• _The exercise_: The lines from the top of the material through the line with "810, 814, 782, 778, 780, 777, 759]" are to be set down exactly. Leave the pictures out.

• _Source material_:
■ ■ ■ ■ ■ ■ ■
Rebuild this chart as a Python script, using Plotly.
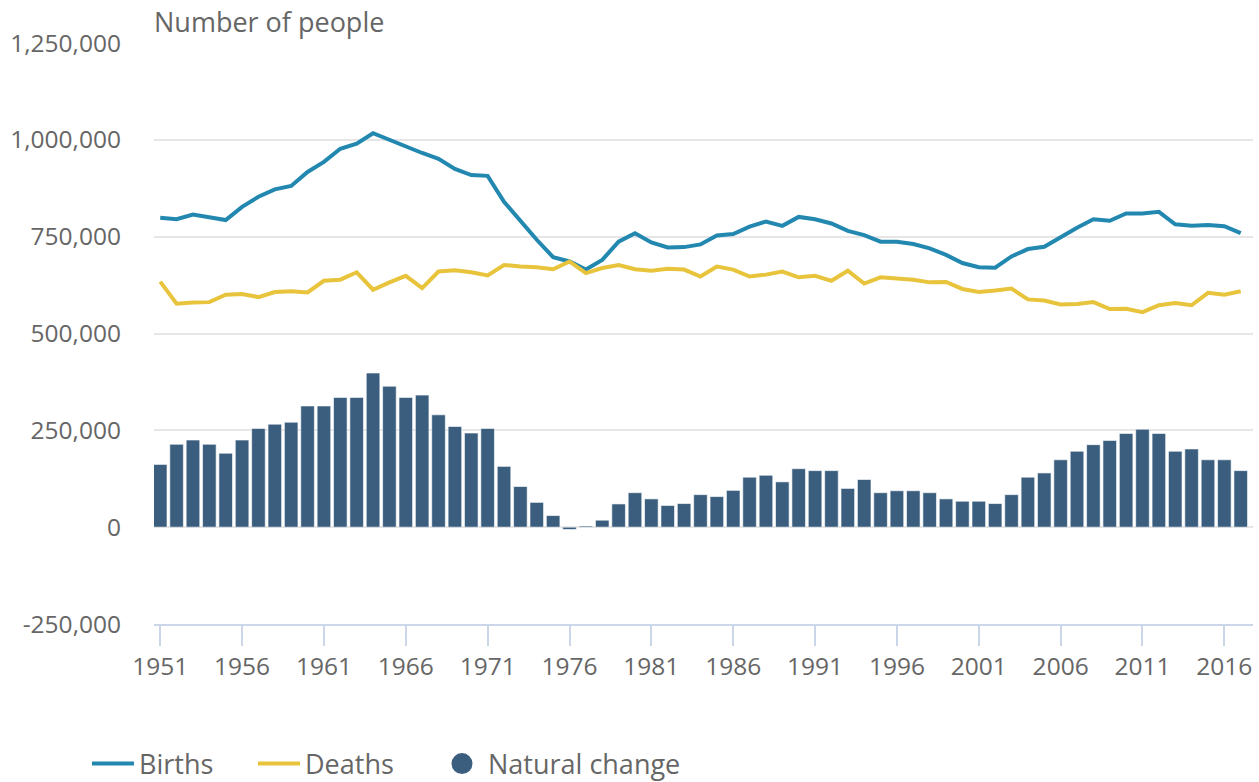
import plotly.graph_objects as go

years = list(range(1951, 2018))

births = [799, 795, 807, 799, 793, 827, 853, 872, 881, 917,
          943, 977, 990, 1017, 1000, 981, 966, 951, 925, 909,
          907, 840, 789, 742, 697, 686, 665, 690, 737, 759,
          735, 722, 723, 730, 753, 757, 776, 789, 778, 801,
          795, 784, 765, 754, 737, 737, 731, 720, 703, 682,
          671, 670, 699, 718, 724, 750, 773, 795, 791, 810,
          810, 814, 782, 778, 780, 777, 759]

deaths = [634, 577, 580, 581, 600, 602, 594, 607, 609, 606,
          636, 639, 658, 613, 632, 649, 617, 660, 663, 658,
          650, 677, 673, 671, 666, 686, 656, 669, 677, 666,
          662, 667, 665, 647, 673, 665, 647, 652, 660, 645,
          649, 636, 662, 629, 645, 643, 639, 632, 633, 615,
          607, 611, 616, 588, 585, 575, 576, 581, 563, 564,
          555, 573, 579, 573, 605, 600, 609]

natural_change = [162, 214, 225, 214, 191, 225, 255, 266, 271, 313,
                  313, 335, 335, 398, 364, 335, 341, 290, 260, 243,
                  255, 157, 105, 64, 30, -6, 3, 18, 60, 89,
                  73, 56, 61, 84, 79, 95, 129, 134, 117, 151,
                  146, 146, 100, 123, 89, 94, 94, 89, 73, 67,
                  67, 61, 84, 129, 140, 174, 196, 213, 224, 242,
                  253, 242, 196, 202, 174, 174, 146]

y_ticks = [-250000, 0, 250000, 500000, 750000, 1000000, 1250000]
y_labels = ['-250,000', '0', '250,000', '500,000', '750,000', '1,000,000', '1,250,000']
x_ticks = list(range(1951, 2017, 5))

# values above are read in thousands
births = [v * 1000 for v in births]
deaths = [v * 1000 for v in deaths]
natural_change = [v * 1000 for v in natural_change]

c_births = '#2388b0'
c_deaths = '#e8c43c'
c_change = '#3b5e7f'
c_text = '#666666'
font = 'Open Sans'


def graph():
    fig = go.Figure()
    fig.add_trace(go.Bar(x=years, y=natural_change, name='Natural change', showlegend=False,
                         marker=dict(color=c_change, line=dict(color='rgba(255,255,255,0.6)', width=1)),
                         hovertemplate='%{x}: %{y:,}<extra>Natural change</extra>'))
    fig.add_trace(go.Scatter(x=years, y=births, mode='lines', name='Births', legend='legend',
                             line=dict(color=c_births, width=4)))
    fig.add_trace(go.Scatter(x=years, y=deaths, mode='lines', name='Deaths', legend='legend2',
                             line=dict(color=c_deaths, width=4)))
    # legend-only entry so natural change shows a round marker like the original
    fig.add_trace(go.Scatter(x=[None], y=[None], mode='markers', name='Natural change', legend='legend3',
                             marker=dict(color=c_change, size=22, symbol='circle',
                                         line=dict(color=c_change, width=5))))

    leg = dict(orientation='h', xref='container', yref='container', yanchor='middle', y=18 / 782,
               font=dict(family=font, size=27, color=c_text), bgcolor='rgba(0,0,0,0)',
               itemsizing='trace', itemwidth=42)
    fig.update_layout(
        width=1259, height=782,
        margin=dict(l=154, r=6, t=43, b=158),
        plot_bgcolor='#FFFFFF', paper_bgcolor='#FFFFFF',
        font=dict(family=font, color=c_text),
        bargap=0.17,
        legend=dict(leg, x=87 / 1259),
        legend2=dict(leg, x=253 / 1259),
        legend3=dict(leg, x=436 / 1259),
        annotations=[dict(text='Number of people', xref='paper', yref='paper', x=-0.002, y=1 + 21 / 581,
                          xanchor='left', yanchor='middle', showarrow=False,
                          font=dict(family=font, size=27, color=c_text))],
    )
    fig.update_xaxes(range=[1950.62, 2017.75], tickvals=x_ticks, ticks='outside', ticklen=20,
                     tickwidth=2, tickcolor='#ccd6eb', showline=True, linecolor='#ccd6eb', linewidth=2,
                     showgrid=False, zeroline=False, tickfont=dict(size=24.5, color=c_text))
    fig.update_yaxes(range=[-250000, 1250000], tickvals=y_ticks, ticktext=y_labels, showgrid=True,
                     gridcolor='#e6e6e6', gridwidth=2, zeroline=False, showline=False,
                     ticklabelstandoff=32, tickfont=dict(size=24.5, color=c_text))
    return fig


fig = graph()
fig.write_html("out.html", config={'displayModeBar': False},
               post_script="document.body.style.margin='0px';")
■ ■ ■ ■ ■ ■ ■
• _Written reply_:
Rebuild this chart as a Python script, using Plotly.
import plotly.graph_objects as go

years = list(range(1951, 2018))

births = [799, 795, 807, 799, 793, 827, 853, 872, 881, 917,
          943, 977, 990, 1017, 1000, 981, 966, 951, 925, 909,
          907, 840, 789, 742, 697, 686, 665, 690, 737, 759,
          735, 722, 723, 730, 753, 757, 776, 789, 778, 801,
          795, 784, 765, 754, 737, 737, 731, 720, 703, 682,
          671, 670, 699, 718, 724, 750, 773, 795, 791, 810,
          810, 814, 782, 778, 780, 777, 759]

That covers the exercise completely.